Spätestens mit dem Fall Asia Bibis, deren Verurteilung zum Tode wegen Blasphemie weltweit für Bestürzung und Empörung gesorgt hatte, ist die strenge Anti-Blasphemiegesetzgebung Pakistans bekannt. Obwohl diese Gesetze immer wieder missbraucht werden, um unliebsame Menschen hinter Gitter zu bringen, wurden sie nicht den Forderungen von Menschenrechtsorganisationen entsprechend gestrichen, sondern jetzt sogar noch verschärft.
Die pakistanische Nationalversammlung hat einstimmig beschlossen, den Anwendungsbereich der Anti-Blasphemiegesetzgebung zu erweitern und die Strafen für verurteilte Personen noch einmal zu erhöhen. Das Strafgesetzbuch Pakistans sah mit den Paragraphen 295 und 298 bereits vor dem Beschluss hohe Strafen für Blasphemie vor. Geld- und Gefängnisstrafen bis hin zu lebenslänglicher Gefangenschaft und sogar die Todesstrafe für die Beleidigung Mohammeds oder anderer Propheten drohten bei Verurteilung. Lynchjustiz bis hin zur Ermordung bedrohte außerdem diejenigen, die beschuldigt wurden und wütenden Mobs zum Opfer fielen.
In Zukunft reicht es bereits aus, der Beleidigung der Ehefrauen, Begleiter oder Verwandten des Propheten Mohammed beschuldigt zu werden, damit zehn Jahre bis lebenslange Haft und eine Geldstrafe von einer Million pakistanischen Rupien (etwa 3.500 Euro) drohen. Hinzu kommt, dass eine Entlassung gegen Kaution bei Blasphemie-Anschuldigungen nicht mehr möglich sein wird.
Eine Situation, die extrem religiöse Kräfte in ihrer Wut auf alle ihrer Sicht nach un- oder falschgläubigen noch unterstützt und bekräftigt, dass vermeintliche Gottheiten und ihre Vertreter*innen auf Erden in ihren erfundenen Befindlichkeiten zu schützen seien.
Menschenrechtsorganisationen wie Human Rights Watch, Amnesty International und vor allem die pakistanische Nichtregierungsorganisation Human Rights Commission of Pakistan (Menschenrechtskommission Pakistan), fordern seit langem die Abschaffung der Anti-Blasphemiegesetze, da diese religiöse Minderheiten, wie zum Beispiel die christliche, zu der auch Asia Bibi gehörte, gefährden. Neben religiösen Minderheiten, zu denen im überwiegend muslimischen Pakistan auch Sekten gehören, können auch muslimische Gläubige ins Visier von Justiz und oder Lynchmobs geraten. Wer als ungeliebte Konkurrenz wahrgenommen wird, kann sich nicht sicher sein, nicht blasphemische Aussagen in den Mund gelegt zu bekommen.

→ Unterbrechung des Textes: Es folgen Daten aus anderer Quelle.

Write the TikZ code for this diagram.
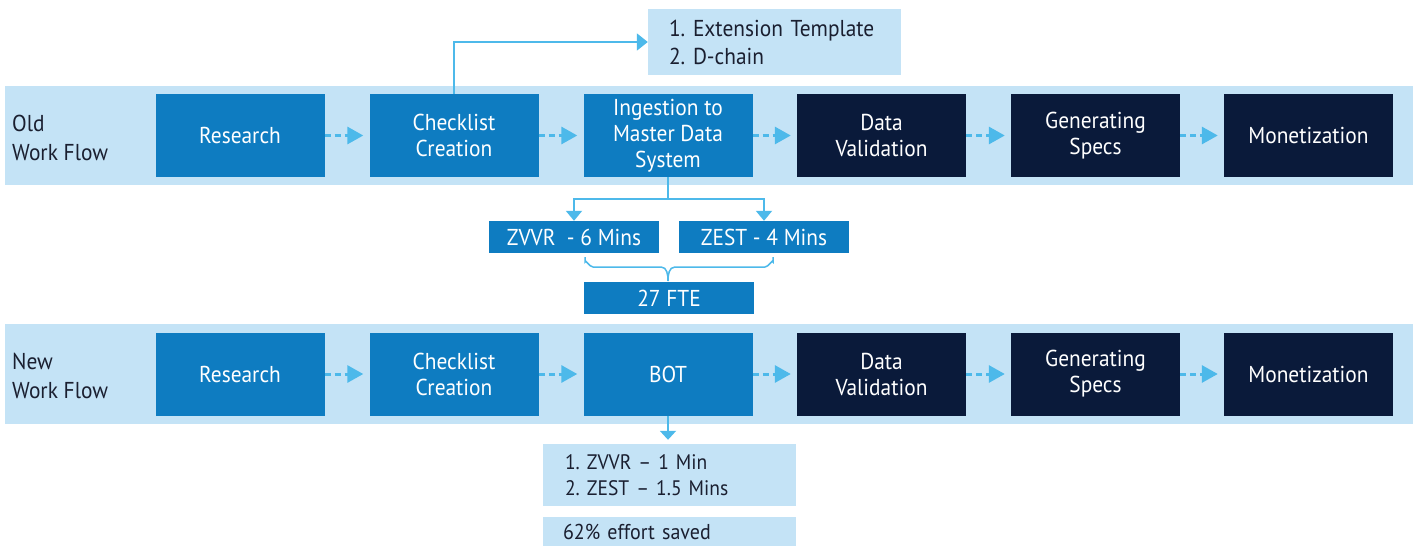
\documentclass[tikz,border=0pt]{standalone}
\usepackage{fontspec}
\setmainfont{PT Sans}[FakeStretch=0.93]
\usetikzlibrary{arrows.meta}
\definecolor{band}{HTML}{C4E3F6}
\definecolor{midblue}{HTML}{0E7CC1}
\definecolor{navy}{HTML}{0A1A3A}
\definecolor{cyanline}{HTML}{4DB9EA}
\definecolor{ink}{HTML}{1A1F30}
\begin{document}
\begin{tikzpicture}[x=1pt,y=-1pt,
  stepbox/.style={minimum width=169pt, minimum height=83pt, inner sep=0pt, text=white, align=center, font=\fontsize{23}{26}\selectfont},
  bluebox/.style={stepbox, fill=midblue},
  darkbox/.style={stepbox, fill=navy},
  bandbox/.style={fill=band, inner sep=0pt, anchor=north west, minimum width=1408pt},
  flowlabel/.style={anchor=west, align=left, text=ink, inner sep=0pt, font=\fontsize{23}{29}\selectfont},
  flow/.style={draw=cyanline, line width=3pt, dash pattern=on 6pt off 4pt, -{Triangle[length=16pt,width=17pt]}, shorten >=6pt},
  thin/.style={draw=cyanline, line width=2pt},
  smallbox/.style={fill=midblue, text=white, minimum width=170pt, minimum height=32pt, inner sep=0pt, font=\fontsize{23}{26}\selectfont},
  notebox/.style={fill=band, text=ink, inner ysep=0pt, align=left}
]
\useasboundingbox (0,0) rectangle (1416,546);

% bands
\node[bandbox, minimum height=99pt] (oldband) at (5,86) {};
\node[bandbox, minimum height=100pt] (newband) at (5,324) {};

\node[flowlabel] (oldlbl) at (12,138) {Old\\Work Flow};
\node[flowlabel] (newlbl) at (12,376) {New\\Work Flow};

% old flow
\node[bluebox] (o1) at (240,135.5) {Research};
\node[bluebox] (o2) at (454,135.5) {Checklist\\Creation};
\node[bluebox] (o3) at (668,135.5) {Ingestion to\\Master Data\\System};
\node[darkbox] (o4) at (881.5,135.5) {Data\\Validation};
\node[darkbox] (o5) at (1095.5,135.5) {Generating\\Specs};
\node[darkbox] (o6) at (1308.5,135.5) {Monetization};

% new flow
\node[bluebox] (n1) at (240,374) {Research};
\node[bluebox] (n2) at (454,374) {Checklist\\Creation};
\node[bluebox] (n3) at (668,374) {BOT};
\node[darkbox] (n4) at (881.5,374) {Data\\Validation};
\node[darkbox] (n5) at (1095.5,374) {Generating\\Specs};
\node[darkbox] (n6) at (1308.5,374) {Monetization};

\foreach \a/\b in {o1/o2,o2/o3,o3/o4,o4/o5,o5/o6,n1/n2,n2/n3,n3/n4,n4/n5,n5/n6}
  \draw[flow] (\a.east) -- (\b.west);

% extension note
\node[notebox, minimum width=253pt, minimum height=66pt, text width=211pt, inner xsep=21pt,
  font=\fontsize{23}{28}\selectfont] (ext) at (774.5,42)
  {\makebox[24pt][l]{1.}Extension Template\\\makebox[24pt][l]{2.}D-chain\\[-4pt]};
\draw[thin, -{Triangle[length=11pt,width=17pt]}] (o2.north) |- (ext.west);

% time boxes
\node[smallbox] (zvvr) at (574,237) {ZVVR\ \ - 6 Mins};
\node[smallbox] (zest) at (764,237) {ZEST - 4 Mins};
\node[smallbox] (fte) at (669,298) {27 FTE};
\coordinate (split) at (668,199);
\draw[thin] (o3.south) -- (split);
\draw[thin, -{Triangle[length=10pt,width=16pt]}] (split) -| (zvvr.north);
\draw[thin, -{Triangle[length=10pt,width=16pt]}] (split) -| (zest.north);

% brace
\coordinate (bl) at (585,257);
\coordinate (br) at (773,257);
\coordinate (bm) at (668,281);
\draw[draw=cyanline, line width=1.5pt] (bl) -- ++(0,5) to[out=90,in=180] ++(8,5) -- (661,267) to[out=0,in=90] (bm);
\draw[draw=cyanline, line width=1.5pt] (br) -- ++(0,5) to[out=90,in=0] ++(-8,5) -- (675,267) to[out=180,in=90] (bm);

% new results
\node[notebox, minimum width=253pt, minimum height=62pt, text width=209pt, inner xsep=22pt,
  font=\fontsize{21}{26}\selectfont] (res) at (669.5,475)
  {\makebox[22pt][l]{1.}ZVVR -- 1 Min\\\makebox[22pt][l]{2.}ZEST -- 1.5 Mins};
\draw[thin, -{Triangle[length=9pt,width=16pt]}, shorten >=4pt] (n3.south) -- (res.north -| n3.south);
\node[notebox, minimum width=253pt, minimum height=29pt, text width=213pt, inner xsep=20pt,
  font=\fontsize{21.5}{24}\selectfont] (saved) at (669.5,531.5) {62\% effort saved};
\end{tikzpicture}
\end{document}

Dafür reicht bisweilen, nur von einem Traum zu berichten. Im November 2022 wurde ein Mann freigesprochen, der der Blasphemie bezichtigt worden war, weil er vor anderen Menschen angab im Traum geflogen zu sein sowie Allah und einige Begleiter des Propheten Mohammed gesehen zu haben. Richter Tariq Saleem Sheikh vom Obersten Gerichtshof in Lahore hatte den Beschuldigten freigesprochen. Den Freispruch begründete er damit, dass die Polizei keine Beweise für Blasphemie vorlegen könne. Zudem könne dem Beschuldigten keine Absicht zur Beleidigung religiöser Gefühle nachgewiesen werden. Der Richter erklärte zudem, dass die Polizei nicht überprüft habe, ob der Beschuldigte an einer mentalen Erkrankung leide. Sei dies der Fall, müsse er eine Behandlung erhalten und vor Bestrafung geschützt werden.
Ob Richter und Beschuldigter sicher vor religiösen Eiferern sind, ist nicht bekannt.
Zusatz der Redaktion: Auch der Zugriff auf Wikipedia wurde in Pakistan wegen angeblicher Blasphemie gesperrt.